I guess it was inevitable that a major bank would break cover and announce a foray into the ‘tech’ end of FinTech. In this case it's NatWest, who really are trying to re-engage with a community of SME owners left feeling somewhat bruised by the last eight years or so of RBS antics.

So what have NatWest brought to the hottest table in town? Well, they have launched a piece of SME loan processing kit puzzlingly named Esme (I’m sure there’s an acronym in there, I just don’t know what it is). This piece of online wizardry allows SME owners to apply for and, crucially, get a decision about, loans of up to £150,000 very quickly. Now, whilst I am not sure what ‘very quickly’ means in practice I am pleased that they have addressed one of the main problems SMEs have faced when applying for bank support - the ‘slow no’. At least in this instance, if they are going to knock you back you should know about it pretty quickly.

It’s also interesting that, instead of developing their own tool they have chosen to partner with Ezebob, whose algorithm-based decision system has been around for a while, and is essentially very similar to a number of technologies which combine customer input information with instant ‘soft footprint’ credit checks and a number of other data gathering points to paint an instant creditworthiness picture of the applicant. To be honest there is not much new in this; there are several very good models of this tech supporting various SME loan aggregator sites. In truth, however, many loan applicants need to be able to tell you their story, so a fully digitised process will always be limited in its usefulness.

If we look at what obstacles await this new entrant into the online lending space the one that most alternative lenders face, deal flow origination, probably does not apply as I assume NatWest have applicants coming out of their ears.  Successful conversion of those applicants is another matter, however.

In comparison to SME alternative business funding sites which often list over 100 different funders in one place, NatWest’s Esme will have a very limited product range and a risk appetite that is, presumably, matched to that of the bank.  Thus, even with a torrent of new style online applicants, one could reasonably assume that conversion rates will be painfully low (or at least without some human intervention to ‘tell the story’) and thus the possible outcome of this would be turning a lot of ‘slow no’s’ into ‘fast no’s’ without much increase in net new SME funding. That kind of experience could ultimately serve to put small business owners off tech-based funding solutions altogether, which would be a shame.

Even when NatWest look beyond their own product range to a solution that they cannot provide, their ambition is very limited.
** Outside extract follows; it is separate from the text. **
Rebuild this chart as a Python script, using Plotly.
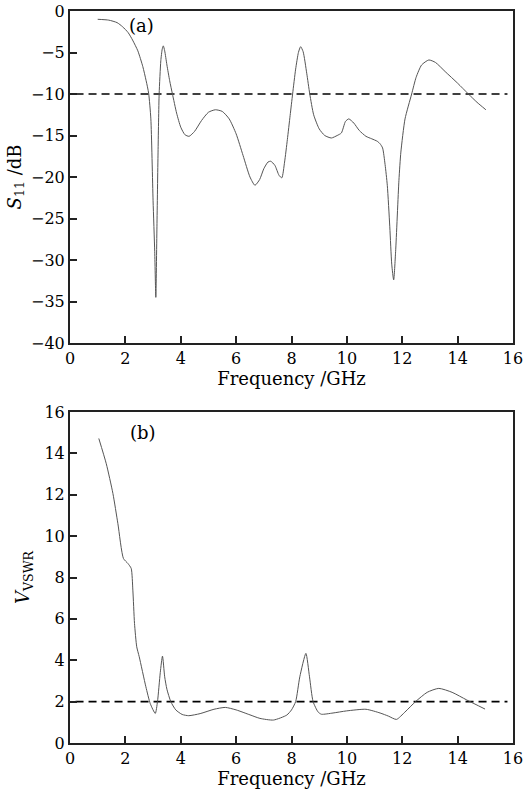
import plotly.graph_objects as go
from plotly.subplots import make_subplots

# S11 data (GHz, dB)
freq_s11 = [1.0, 1.4, 1.7, 1.9, 2.1, 2.26, 2.45, 2.63, 2.75, 2.84, 2.92, 3.0, 3.06, 3.1,
            3.14, 3.18, 3.22, 3.28, 3.33, 3.37, 3.42, 3.5, 3.6, 3.7, 3.85, 4.0, 4.15, 4.3,
            4.5, 4.75, 5.0, 5.25, 5.5, 5.75, 6.0, 6.25, 6.5, 6.68, 6.85, 7.0, 7.15, 7.25,
            7.4, 7.55, 7.65, 7.75, 7.85, 7.95, 8.04, 8.15, 8.25, 8.33, 8.42, 8.55, 8.66,
            8.8, 9.0, 9.2, 9.44, 9.65, 9.8, 9.95, 10.07, 10.25, 10.45, 10.69, 10.9, 11.1,
            11.2, 11.29, 11.38, 11.46, 11.55, 11.62, 11.69, 11.76, 11.88, 11.95, 12.1,
            12.34, 12.5, 12.7, 12.96, 13.2, 13.55, 14.0, 14.39, 14.7, 15.02]
s11_db = [-1.0, -1.1, -1.4, -1.9, -2.6, -3.5, -4.8, -6.7, -8.4, -9.9, -13.0, -22.8, -29.0, -34.5,
          -26.0, -17.0, -10.0, -6.0, -4.6, -4.2, -4.8, -6.5, -8.4, -10.0, -12.3, -14.0, -14.9, -15.1,
          -14.5, -13.2, -12.2, -11.9, -12.1, -13.0, -14.8, -17.4, -20.0, -21.0, -20.3, -19.0, -18.2, -18.1,
          -18.6, -19.8, -20.1, -18.2, -15.5, -12.6, -10.0, -7.0, -5.0, -4.3, -4.9, -7.5, -10.0,
          -12.5, -14.2, -15.0, -15.3, -15.0, -14.7, -13.3, -13.0, -13.5, -14.4, -15.1, -15.4, -15.7,
          -16.0, -16.5, -18.5, -21.0, -26.0, -30.5, -32.4, -29.0, -20.4, -17.0, -13.0,
          -10.0, -8.0, -6.5, -5.9, -6.2, -7.3, -8.7, -10.0, -11.0, -11.9]

# VSWR data
freq_vswr = [1.04, 1.31, 1.55, 1.73, 1.93, 2.09, 2.21, 2.27, 2.33, 2.41, 2.5, 2.74, 2.9, 3.08,
             3.16, 3.26, 3.34, 3.42, 3.5, 3.64, 3.82, 4.05, 4.29, 4.7, 5.2, 5.61, 6.0, 6.5,
             6.86, 7.35, 7.83, 8.0, 8.15, 8.3, 8.52, 8.65, 8.78, 8.96, 9.08, 9.5, 9.98,
             10.69, 11.2, 11.5, 11.79, 12.1, 12.48, 12.9, 13.32, 13.8, 14.33, 14.99]
vswr = [14.72, 13.5, 12.06, 10.6, 8.92, 8.68, 8.44, 7.39, 5.78, 4.65, 4.17, 2.72, 1.9, 1.43,
        2.0, 3.4, 4.2, 3.2, 2.6, 2.0, 1.6, 1.38, 1.32, 1.42, 1.63, 1.72, 1.6, 1.36,
        1.19, 1.11, 1.35, 1.6, 2.0, 3.2, 4.33, 3.2, 2.0, 1.5, 1.39, 1.45, 1.55,
        1.63, 1.45, 1.3, 1.14, 1.5, 2.0, 2.45, 2.64, 2.45, 2.08, 1.64]

ref_x = [0.2, 15.8]
ref_s11 = [-10, -10]
ref_vswr = [2, 2]

x_ticks = [0, 2, 4, 6, 8, 10, 12, 14, 16]
s11_ticks = [0, -5, -10, -15, -20, -25, -30, -35, -40]
vswr_ticks = [0, 2, 4, 6, 8, 10, 12, 14, 16]

W, H = 524, 794
ml, mr, mt, mb = 70, 11, 11, 51
ph = H - mt - mb

fig = make_subplots(rows=2, cols=1)
curve_color = "#555555"
fig.add_trace(go.Scatter(x=ref_x, y=ref_s11, mode="lines",
                         line=dict(color="black", width=1.6, dash="8px,5px")), row=1, col=1)
fig.add_trace(go.Scatter(x=freq_s11, y=s11_db, mode="lines",
                         line=dict(color=curve_color, width=1, shape="spline", smoothing=0.6)), row=1, col=1)
fig.add_trace(go.Scatter(x=ref_x, y=ref_vswr, mode="lines",
                         line=dict(color="black", width=1.6, dash="8px,5px")), row=2, col=1)
fig.add_trace(go.Scatter(x=freq_vswr, y=vswr, mode="lines",
                         line=dict(color=curve_color, width=1, shape="spline", smoothing=0.6)), row=2, col=1)

tickfont = dict(family="DejaVu Serif", size=16, color="black")
titlefont = dict(family="DejaVu Serif", size=18, color="black")
axis_common = dict(showgrid=False, zeroline=False, showline=True, linecolor="#222222", linewidth=2,
                   mirror=True, ticks="inside", ticklen=7, tickwidth=1.5, tickcolor="#222222",
                   tickfont=tickfont, ticklabeloverflow="allow", automargin=False)

top_dom = [(743 - 343) / ph, 1.0]
bot_dom = [0.0, (743 - 412) / ph]

fig.update_xaxes(range=[0, 16], tickvals=x_ticks, **axis_common,
                 title=dict(text="Frequency /GHz", font=titlefont, standoff=3))
fig.update_yaxes(**axis_common)
fig.update_layout(
    yaxis=dict(domain=top_dom, range=[-40, 0], tickvals=s11_ticks,
               ticktext=[str(v).replace("-", "\u2212") for v in s11_ticks],
               title=dict(text="<i>S</i><sub>11</sub> /dB", font=titlefont, standoff=5)),
    yaxis2=dict(domain=bot_dom, range=[0, 16], tickvals=vswr_ticks,
                title=dict(text="<i>V</i><sub>VSWR</sub>", font=titlefont, standoff=10)),
    width=W, height=H, margin=dict(l=ml, r=mr, t=mt, b=mb),
    plot_bgcolor="white", paper_bgcolor="white", showlegend=False,
    annotations=[
        dict(x=2.6, y=-1.7, xref="x", yref="y", text="(a)", showarrow=False, font=titlefont),
        dict(x=2.65, y=15.0, xref="x2", yref="y2", text="(b)", showarrow=False, font=titlefont),
    ],
)

fig.write_html("out.html")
Currently their ‘Capital Connections’ programme, which refers SMEs to other, mostly P2P funders, has a mere five products listed, most of whose risk appetite will not be massively different to the bank, so they’re hardly tearing the arse out of it at this point.

So, have they put some real spice into the mix? Will Esme be your new love, or will she lead you on, only to let you down? Who knows? Clearly there is an increasing emphasis on efficient and fast funding for small business, and digitisation is playing a part in the process of speeding things up, so a tick in the effort box I suppose, but if I’m honest, the adoption and rebranding of what is some fairly old-style technology seems a bit half-hearted to me. 

Esme feels a bit more like your elderly aunt in fishnets and stilettoes than a sizzling siren spicing up the Strictly dance floor.